On the last and greatest day of the festival, Jesus stood and said in a loud voice, “Let anyone who is thirsty come to me and drink. Whoever believes in me, as Scripture has said, rivers of living water will flow from within them.” – John 7:37-38 (NIV)
What is Jesus referring to here when He says “rivers of living water?” The Bible gives a clear answer in the very next verse:
“By this he meant the Spirit, whom those who believed in him were later to receive. Up to that time the Spirit had not been given, since Jesus had not yet been glorified.” – John 7:39 (NIV)
Jesus is referring to the Holy Spirit. I believe He also refers to this same living water in John 4, when He’s talking to the Samaritan woman at the well.
Jesus answered her, “If you knew the gift of God and who it is that asks you for a drink, you would have asked him and he would have given you living water.” – John 4:10 (NIV)
So now we have two references to living water. One reference is clearly identified in Scripture to mean the Holy Spirit. In the other reference, Jesus refers to “the gift of God.” Later on in His conversation with the Samaritan woman, Jesus says this:
“Yet a time is coming and has now come when the true worshipers will worship the Father in the Spirit and in truth, for they are the kind of worshipers the Father seeks. God is spirit, and his worshipers must worship in the Spirit and in truth.” – John 4:23-24 (NIV)
The Father is seeking worshipers to worship Him in the Spirit and in truth. Many Christians are worshiping in truth to the best of their understanding and ability, but I believe they are not yet worshiping in the Spirit, at least not in the fullness of what that term means. Why do I believe that?

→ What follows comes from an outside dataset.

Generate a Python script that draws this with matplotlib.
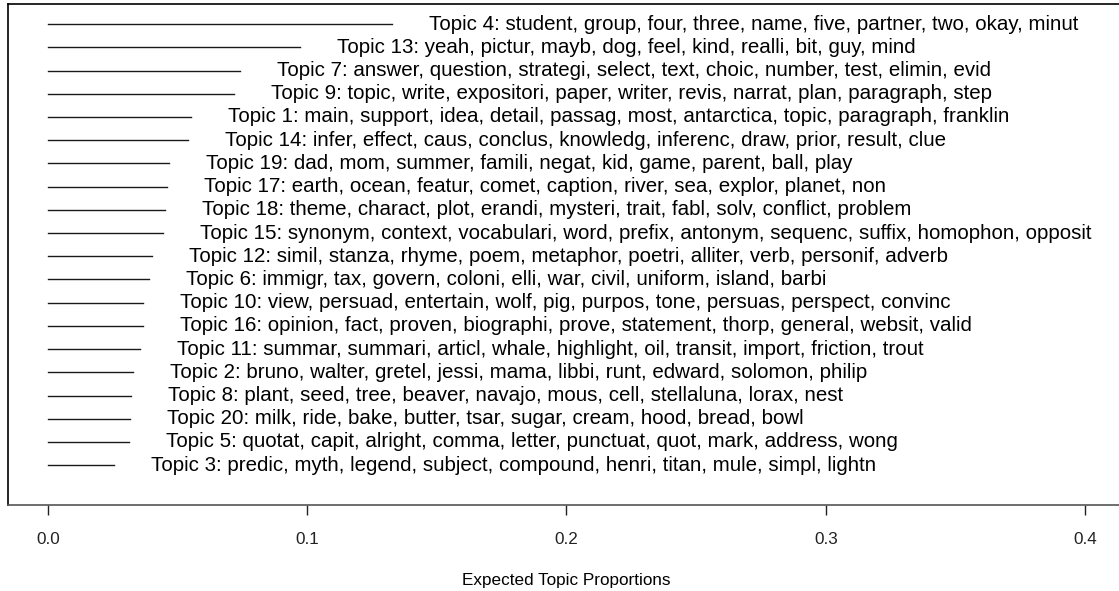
import matplotlib
matplotlib.use("Agg")
import matplotlib.pyplot as plt

# topics listed top to bottom, as in the reference
topic_labels = [
	"Topic 4: student, group, four, three, name, five, partner, two, okay, minut",
	"Topic 13: yeah, pictur, mayb, dog, feel, kind, realli, bit, guy, mind",
	"Topic 7: answer, question, strategi, select, text, choic, number, test, elimin, evid",
	"Topic 9: topic, write, expositori, paper, writer, revis, narrat, plan, paragraph, step",
	"Topic 1: main, support, idea, detail, passag, most, antarctica, topic, paragraph, franklin",
	"Topic 14: infer, effect, caus, conclus, knowledg, inferenc, draw, prior, result, clue",
	"Topic 19: dad, mom, summer, famili, negat, kid, game, parent, ball, play",
	"Topic 17: earth, ocean, featur, comet, caption, river, sea, explor, planet, non",
	"Topic 18: theme, charact, plot, erandi, mysteri, trait, fabl, solv, conflict, problem",
	"Topic 15: synonym, context, vocabulari, word, prefix, antonym, sequenc, suffix, homophon, opposit",
	"Topic 12: simil, stanza, rhyme, poem, metaphor, poetri, alliter, verb, personif, adverb",
	"Topic 6: immigr, tax, govern, coloni, elli, war, civil, uniform, island, barbi",
	"Topic 10: view, persuad, entertain, wolf, pig, purpos, tone, persuas, perspect, convinc",
	"Topic 16: opinion, fact, proven, biographi, prove, statement, thorp, general, websit, valid",
	"Topic 11: summar, summari, articl, whale, highlight, oil, transit, import, friction, trout",
	"Topic 2: bruno, walter, gretel, jessi, mama, libbi, runt, edward, solomon, philip",
	"Topic 8: plant, seed, tree, beaver, navajo, mous, cell, stellaluna, lorax, nest",
	"Topic 20: milk, ride, bake, butter, tsar, sugar, cream, hood, bread, bowl",
	"Topic 5: quotat, capit, alright, comma, letter, punctuat, quot, mark, address, wong",
	"Topic 3: predic, myth, legend, subject, compound, henri, titan, mule, simpl, lightn",
]

proportions = [
	0.1327, 0.0972, 0.0740, 0.0717, 0.0551, 0.0540, 0.0467, 0.0459, 0.0451, 0.0443,
	0.0401, 0.0390, 0.0366, 0.0366, 0.0355, 0.0328, 0.0320, 0.0316, 0.0312, 0.0255,
]

x_ticks = [0.0, 0.1, 0.2, 0.3, 0.4]
x_label = "Expected Topic Proportions"

plt.rcParams["font.family"] = ["Liberation Sans", "DejaVu Sans"]

fig = plt.figure(figsize=(11.19, 5.91), dpi=100)
# right edge of the box falls just outside the picture, as in the reference
ax = fig.add_axes([8 / 1119, 86 / 591, 1117 / 1119, 501 / 591])

n_topics = len(topic_labels)

for index, (label, value) in enumerate(zip(topic_labels, proportions)):
	y = n_topics - index
	ax.plot([0, value], [y, y], color="#1a1a1a", linewidth=1.0)
	ax.text(
		value + 0.0143,
		y,
		label,
		ha="left",
		va="center",
		fontsize=14.8,
		color="black"
	)

ax.set_xlim(-0.0154, 0.4154)
ax.set_ylim(-0.714, n_topics + 0.866)

ax.set_yticks([])
ax.set_xticks(x_ticks)
ax.set_xticklabels([f"{tick:.1f}" for tick in x_ticks])
ax.tick_params(axis="x", direction="out", length=7.2, width=1, pad=12, labelsize=12.3, colors="#222222")
ax.set_xlabel(x_label, fontsize=12.3, labelpad=19)

for spine in ax.spines.values():
	spine.set_linewidth(1.2)
	spine.set_color("black")
ax.spines["bottom"].set_color("#555555")

fig.savefig("out.png", dpi=100)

Because Paul identifies for us a very important way to worship in the Spirit:
“For if I pray in a tongue, my spirit prays, but my mind is unfruitful. So what shall I do? I will pray with my spirit, but I will also pray with my understanding; I will sing with my spirit, but I will also sing with my understanding. Otherwise when you are praising God in the Spirit, how can someone else, who is now put in the position of an inquirer, say ‘Amen’ to your thanksgiving, since they do not know what you are saying? You are giving thanks well enough, but no one else is edified.” – 1 Corinthians 14:14-17 (NIV)
This little passage from 1 Corinthians makes it very clear that “praising God in the Spirit” refers to praising God in tongues. It also makes clear that praying in the spirit and singing in the spirit refers to praying and singing in tongues.
Could the phrase “worship in the Spirit” mean other things? Yes. It could. I am not insisting that worshiping God in the Spirit must refer exclusively to tongues. Romans 12:1 says that presenting our bodies as a living sacrifice is our “spiritual worship” (in the ESV).
But I think at the very least, people should consider the possibility that what Jesus is saying in John 4:23-24 is that the Father is looking for worshipers who will yield themselves completely to the Holy Spirit, be baptized in the Holy Spirit, and begin to worship Him in a personal language, or tongue, that He gives them.
Just consider it. Ask God about it. Explore what Scripture says about it.
This personal prayer language, or tongue, bypasses your intellect. It is the literal expression of your spirit praising God and thanking God, as enabled by the Holy Spirit to do so. It’s not anything to be afraid of.
It is wonderful.
It is powerful.
It is good.
It is Holy.
And the Father is seeking worshipers who will worship Him in this way.
Let the rivers of living water flow!